Data gathering

For this project, we used Amazon reviews of Grocery and Gourmet Food products and enforcement reports from the Food and Drug Administration. These enforcement reports are made available as weekly CSV files going back to 2012. It is possible to search the FDA’s website for all data on food products, but unfortunately the download is limited to 1,000 rows at a time. We also attempted to access the data in a public S3 bucket, but found a large portion of the data was missing, so we ultimately chose to manually download the weekly CSV files and combine them ourselves.

As our goal was to predict food recalls based on product reviews, our next step after acquiring the data was to unite these two datasets.

The most reliable way to match recalled products with Amazon reviews was by using the item’s Universal Product Code (UPC), which is the number that appears on a barcode and uniquely identifies that particular product. The FDA enforcement reports often (but not always) contained the UPC or UPCs of the product(s) being recalled within a larger text field. We used regular expressions to extract these codes and, in some cases where partial UPCs were provided, generated lists of the possible complete UPCs from the partial codes.

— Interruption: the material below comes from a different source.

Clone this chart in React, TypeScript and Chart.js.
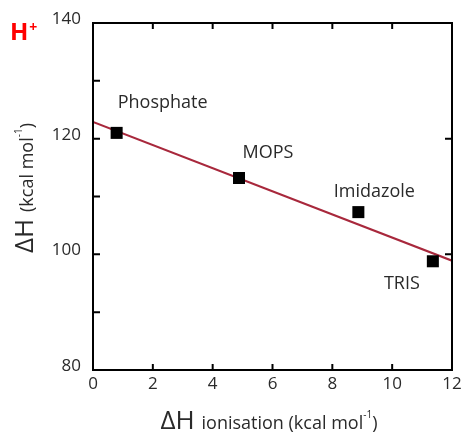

Amazon uses its own identifier, the Amazon Standard Identification Number (ASIN), to identify products. Fortunately, conversion tools such as UPCtoASIN.com exist to convert UPCs to ASINs. Once we matched the UPCs of recalled products with their corresponding ASINs, we were able to start exploring the differences in reviews for recalled and non-recalled products.

Number of reviews for recalled vs. non-recalled products

Not surprisingly, there are vastly more reviews for products that have not been recalled than there are for products that have been recalled, since most food products never get recalled. Over 1,000,000 reviews were for non-recalled products, and just over 5,000 were for recalled products. Reviews for recalled products made up less than one half of one percent of the total dataset.

The number of reviews for both recalled and non-recalled products has increased over time, likely tracking Amazon’s popularity as a website and/or the number of food products they carry.

Number of reviews over time

The Amazon review data also includes the rating (1-5 stars) that the reviewer gave the product. For both recalled and non-recalled products, five-star reviews are by far the most common.

Rating distribution for recalled and non-recalled products